When a fracture forms within a crystal — whether through tectonic stress, thermal shock, or growth interruption — it creates a pathway along which fluids can migrate. If the crystal subsequently experiences elevated temperature, either through natural metamorphic or magmatic processes or through deliberate heat treatment, the fracture begins to heal from its edges inward. Fluids trapped within the fracture are progressively isolated into discrete inclusions: first elongated tubes, then rounded negative crystals, arranged in the swirling pattern that mimics the ridges of a human fingerprint. In a fingerprint feather, this healing is incomplete; the fracture plane remains partially open or is defined by a coherent sheet of these fluid inclusions, so the feather itself is still discernible as a structural discontinuity even as the fingerprint pattern overlies it.

The fluid inclusions themselves may contain liquid, vapour, or a two-phase liquid-gas mixture. In corundum, they are commonly composed of aqueous solutions, sometimes with a small vapour bubble visible under magnification.
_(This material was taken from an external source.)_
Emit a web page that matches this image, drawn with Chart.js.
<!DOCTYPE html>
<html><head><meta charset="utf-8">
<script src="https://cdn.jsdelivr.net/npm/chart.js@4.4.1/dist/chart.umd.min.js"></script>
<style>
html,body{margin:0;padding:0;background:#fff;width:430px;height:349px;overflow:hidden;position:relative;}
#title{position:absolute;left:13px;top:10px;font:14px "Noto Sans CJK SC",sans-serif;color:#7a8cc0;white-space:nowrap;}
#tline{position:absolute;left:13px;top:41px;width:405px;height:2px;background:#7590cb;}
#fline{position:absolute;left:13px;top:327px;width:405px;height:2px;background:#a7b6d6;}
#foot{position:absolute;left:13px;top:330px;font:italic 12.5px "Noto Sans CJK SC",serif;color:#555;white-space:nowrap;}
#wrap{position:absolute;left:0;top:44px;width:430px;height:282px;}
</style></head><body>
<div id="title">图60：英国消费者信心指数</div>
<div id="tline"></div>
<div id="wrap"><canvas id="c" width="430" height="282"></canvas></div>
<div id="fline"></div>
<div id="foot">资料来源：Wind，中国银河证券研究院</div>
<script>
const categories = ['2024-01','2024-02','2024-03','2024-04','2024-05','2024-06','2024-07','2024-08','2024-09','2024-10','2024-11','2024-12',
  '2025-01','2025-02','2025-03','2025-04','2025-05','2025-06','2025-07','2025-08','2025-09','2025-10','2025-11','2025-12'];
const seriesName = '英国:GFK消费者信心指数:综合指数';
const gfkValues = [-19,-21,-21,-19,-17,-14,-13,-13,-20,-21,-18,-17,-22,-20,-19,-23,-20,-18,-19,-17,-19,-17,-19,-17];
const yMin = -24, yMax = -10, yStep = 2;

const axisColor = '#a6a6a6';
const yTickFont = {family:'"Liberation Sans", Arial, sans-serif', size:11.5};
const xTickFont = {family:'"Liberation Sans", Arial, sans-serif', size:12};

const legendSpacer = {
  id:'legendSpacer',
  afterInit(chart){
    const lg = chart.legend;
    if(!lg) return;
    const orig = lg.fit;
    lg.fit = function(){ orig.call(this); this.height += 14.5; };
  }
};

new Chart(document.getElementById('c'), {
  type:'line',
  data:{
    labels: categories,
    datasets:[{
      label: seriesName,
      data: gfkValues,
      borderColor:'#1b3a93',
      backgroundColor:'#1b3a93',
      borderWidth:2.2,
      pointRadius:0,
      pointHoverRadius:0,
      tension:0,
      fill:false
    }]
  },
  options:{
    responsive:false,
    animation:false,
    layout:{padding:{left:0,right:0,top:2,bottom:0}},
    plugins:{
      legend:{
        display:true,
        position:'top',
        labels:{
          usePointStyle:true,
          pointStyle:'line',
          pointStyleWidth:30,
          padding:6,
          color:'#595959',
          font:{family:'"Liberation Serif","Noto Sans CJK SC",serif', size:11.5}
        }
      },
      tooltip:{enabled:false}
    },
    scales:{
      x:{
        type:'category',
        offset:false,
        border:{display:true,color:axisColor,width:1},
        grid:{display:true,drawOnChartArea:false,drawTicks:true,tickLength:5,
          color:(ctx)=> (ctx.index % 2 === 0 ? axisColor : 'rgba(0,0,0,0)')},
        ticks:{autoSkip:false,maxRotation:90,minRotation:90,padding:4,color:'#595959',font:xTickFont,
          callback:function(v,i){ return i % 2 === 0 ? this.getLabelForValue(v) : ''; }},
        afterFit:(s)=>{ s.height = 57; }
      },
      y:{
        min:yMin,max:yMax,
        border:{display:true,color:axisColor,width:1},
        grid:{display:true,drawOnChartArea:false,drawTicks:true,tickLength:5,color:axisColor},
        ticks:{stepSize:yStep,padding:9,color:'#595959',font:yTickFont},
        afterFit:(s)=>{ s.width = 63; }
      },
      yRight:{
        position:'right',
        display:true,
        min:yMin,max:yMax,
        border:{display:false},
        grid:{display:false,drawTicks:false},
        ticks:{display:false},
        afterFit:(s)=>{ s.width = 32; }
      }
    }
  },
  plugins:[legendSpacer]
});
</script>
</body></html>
The tubes are typically oriented perpendicular or at an oblique angle to the fracture plane, a geometry that reflects the direction of healing growth.

Occurrence in Corundum

Fingerprint feathers are particularly well documented in sapphire and ruby, where they occur both as natural features and as consequences of heat treatment. In naturally annealed stones from high-temperature metamorphic environments — Mogok in Myanmar, Ilakaka in Madagascar, and the basaltic deposits of Thailand and Cambodia — fingerprint inclusions along feathers may develop over geological timescales without any human intervention. Distinguishing these from treatment-induced equivalents is one of the more demanding tasks in modern gemmological laboratory practice.

Heat treatment at temperatures above approximately 1,200 °C, as routinely applied to commercial corundum, can accelerate the healing of pre-existing fractures and produce or enhance fingerprint patterns. GIA and other major laboratories — including Gübelin Gem Lab and SSEF — examine the morphology, distribution, and associated features of fingerprint feathers when issuing opinions on heat-treatment status. A fingerprint feather whose tubes show signs of partial dissolution, whose surrounding crystal shows stress halos, or which is associated with melted silk or altered rutile needles, is more likely to indicate treatment than one embedded in an otherwise pristine inclusion environment.
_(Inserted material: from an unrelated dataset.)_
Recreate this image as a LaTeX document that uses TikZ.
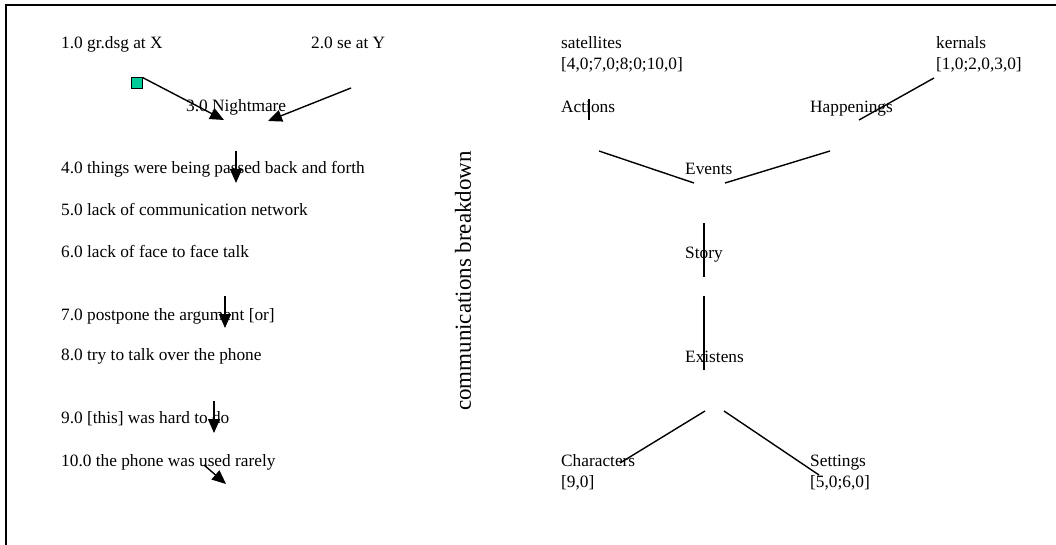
\documentclass[tikz,border=0pt]{standalone}
\usepackage{fontspec}
\setmainfont{Liberation Serif}
\usetikzlibrary{arrows.meta}
\definecolor{mint}{RGB}{0,204,153}
\begin{document}
\begin{tikzpicture}[x=1pt,y=-1pt,
  lbl/.style={anchor=base west,inner sep=0pt,font=\fontsize{17.3}{20}\selectfont},
  big/.style={inner sep=0pt,font=\fontsize{23}{26}\selectfont},
  link/.style={line width=1.4pt},
  arr/.style={line width=1.4pt,-{Triangle[length=14pt,width=12pt]}},
  frameline/.style={line width=2pt}]
\useasboundingbox (0,0) rectangle (1056,545);

% frame on the left and top edges
\coordinate (fb) at (6,545);
\coordinate (fc) at (6,5);
\coordinate (fr) at (1056,5);
\draw[frameline] (fb) -- (fc) -- (fr);

% left column: numbered statements
\node[lbl] (n1) at (61,49) {1.0 gr.dsg at X};
\node[lbl] (n2) at (311,49) {2.0 se at Y};
\node[lbl] (n3) at (186,112) {3.0 Nightmare};
\node[lbl] (n4) at (61,174) {4.0 things were being passed back and forth};
\node[lbl] (n5) at (61,216) {5.0 lack of communication network};
\node[lbl] (n6) at (61,257) {6.0 lack of face to face talk};
\node[lbl] (n7) at (61,320) {7.0 postpone the argument [or]};
\node[lbl] (n8) at (61,360) {8.0 try to talk over the phone};
\node[lbl] (n9) at (61,423) {9.0 [this] was hard to do};
\node[lbl] (n10) at (61,466) {10.0 the phone was used rarely};

% small marker square
\node[draw=black,fill=mint,line width=1pt,minimum size=11pt,inner sep=0pt] (sq) at (136.5,83.5) {};

% arrows of the left column
\coordinate (a1e) at (224,120);
\coordinate (a2s) at (351,88);
\coordinate (a2e) at (268,121);
\coordinate (a4s) at (236,151);
\coordinate (a4e) at (236,183);
\coordinate (a7s) at (225,296);
\coordinate (a7e) at (225,328);
\coordinate (a9s) at (214,401);
\coordinate (a9e) at (214,433);
\coordinate (a10s) at (204,465);
\coordinate (a10e) at (226,484);
\draw[arr] (sq.north east) -- (a1e);
\draw[arr] (a2s) -- (a2e);
\draw[arr] (a4s) -- (a4e);
\draw[arr] (a7s) -- (a7e);
\draw[arr] (a9s) -- (a9e);
\draw[arr] (a10s) -- (a10e);

% vertical title
\node[big,rotate=90] (title) at (463,281) {communications breakdown};

% right column: story structure
\node[lbl] (sat) at (561,49) {satellites};
\node[lbl] (satl) at (561,70) {[4,0;7,0;8;0;10,0]};
\node[lbl] (ker) at (936,49) {kernals};
\node[lbl] (kerl) at (936,70) {[1,0;2,0,3,0]};
\node[lbl] (act) at (561,113) {Actions};
\node[lbl] (hap) at (810,113) {Happenings};
\node[lbl] (ev) at (685,175) {Events};
\node[lbl] (st) at (685,258) {Story};
\node[lbl] (ex) at (685,362) {Existens};
\node[lbl] (ch) at (561,466) {Characters};
\node[lbl] (chl) at (561,487) {[9,0]};
\node[lbl] (se) at (810,466) {Settings};
\node[lbl] (sel) at (810,487) {[5,0;6,0]};

\coordinate (l1a) at (589,99);
\coordinate (l1b) at (589,120);
\coordinate (l2a) at (934,78);
\coordinate (l2b) at (859,120);
\coordinate (l3a) at (599,151);
\coordinate (l3b) at (694,183);
\coordinate (l4a) at (725,183);
\coordinate (l4b) at (830,151);
\coordinate (l5a) at (704,223);
\coordinate (l5b) at (704,277);
\coordinate (l6a) at (704,296);
\coordinate (l6b) at (704,370);
\coordinate (l7a) at (705,411);
\coordinate (l7b) at (620,463);
\coordinate (l8a) at (724,411);
\coordinate (l8b) at (819,475);
\draw[link] (l1a) -- (l1b);
\draw[link] (l2a) -- (l2b);
\draw[link] (l3a) -- (l3b);
\draw[link] (l4a) -- (l4b);
\draw[link] (l5a) -- (l5b);
\draw[link] (l6a) -- (l6b);
\draw[link] (l7a) -- (l7b);
\draw[link] (l8a) -- (l8b);
\end{tikzpicture}
\end{document}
Appearance Under Magnification

Under a standard gemological microscope at 10× to 40× magnification, a fingerprint feather typically presents as a subtly reflective plane within the stone, distinguished from a simple feather by the organised pattern of fine tubes or rounded inclusions arranged across its surface. Darkfield illumination reveals the fluid inclusions as bright points or short lines against a darker background; oblique or fibre-optic illumination may cause the feather plane itself to flash with interference colours if the healing is sufficiently advanced. At higher magnifications, individual two-phase inclusions — liquid with a mobile vapour bubble — may be resolved within the pattern.
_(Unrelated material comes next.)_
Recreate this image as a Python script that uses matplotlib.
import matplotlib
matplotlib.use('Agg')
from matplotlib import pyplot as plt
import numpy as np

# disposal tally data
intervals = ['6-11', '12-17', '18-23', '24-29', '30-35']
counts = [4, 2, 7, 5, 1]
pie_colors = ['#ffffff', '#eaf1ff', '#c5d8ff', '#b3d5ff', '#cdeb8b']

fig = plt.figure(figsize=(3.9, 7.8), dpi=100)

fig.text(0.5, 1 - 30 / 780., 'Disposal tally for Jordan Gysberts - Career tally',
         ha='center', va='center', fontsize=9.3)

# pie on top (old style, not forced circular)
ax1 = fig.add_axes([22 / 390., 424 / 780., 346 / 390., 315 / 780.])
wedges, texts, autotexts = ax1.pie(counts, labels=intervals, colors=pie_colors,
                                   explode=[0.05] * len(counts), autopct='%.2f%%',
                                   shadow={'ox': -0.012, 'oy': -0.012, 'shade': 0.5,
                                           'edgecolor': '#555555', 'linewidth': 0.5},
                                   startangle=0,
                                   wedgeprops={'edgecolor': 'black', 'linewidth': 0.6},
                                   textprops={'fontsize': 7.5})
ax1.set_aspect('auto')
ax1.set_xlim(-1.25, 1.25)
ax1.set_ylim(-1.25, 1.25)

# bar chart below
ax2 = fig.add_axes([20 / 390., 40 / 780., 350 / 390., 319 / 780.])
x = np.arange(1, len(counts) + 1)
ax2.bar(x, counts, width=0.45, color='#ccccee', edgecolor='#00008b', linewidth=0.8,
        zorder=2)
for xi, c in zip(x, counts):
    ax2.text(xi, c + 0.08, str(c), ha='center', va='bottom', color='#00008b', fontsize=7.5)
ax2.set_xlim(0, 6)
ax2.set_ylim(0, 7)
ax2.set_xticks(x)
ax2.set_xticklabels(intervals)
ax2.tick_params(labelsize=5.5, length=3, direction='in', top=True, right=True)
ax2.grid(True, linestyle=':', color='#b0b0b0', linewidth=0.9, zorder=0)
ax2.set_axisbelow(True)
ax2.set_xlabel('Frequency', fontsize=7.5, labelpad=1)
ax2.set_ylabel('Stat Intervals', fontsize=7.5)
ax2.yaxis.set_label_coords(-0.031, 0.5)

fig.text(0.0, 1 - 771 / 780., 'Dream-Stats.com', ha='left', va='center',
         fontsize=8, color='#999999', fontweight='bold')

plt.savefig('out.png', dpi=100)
The Gübelin and Koivula Photoatlas of Inclusions in Gemstones provides photomicrographic reference standards for fingerprint feathers in corundum, quartz, and other species, and remains the primary visual reference for practising gemmologists.

Gemmological Significance

Beyond corundum, fingerprint feathers are encountered in quartz, topaz, chrysoberyl, and a range of other species that have experienced post-growth thermal or tectonic events. In each case, the inclusion serves as a record of the stone's thermal and structural history. For the gemmologist, the fingerprint feather is therefore not merely an aesthetic feature but an evidentiary one: its presence, morphology, and relationship to other inclusions contribute to the narrative of where and how the stone formed, and whether it has been subjected to treatment.

In trade practice, fingerprint feathers are generally considered acceptable inclusions provided they do not threaten the structural integrity of the stone. A feather that remains largely healed poses little durability risk; one that is open or extends close to a facet edge warrants greater caution. Laboratory reports from GIA, Gübelin, and Lotus Gemology may note fingerprint feathers explicitly when they are relevant to origin or treatment determinations.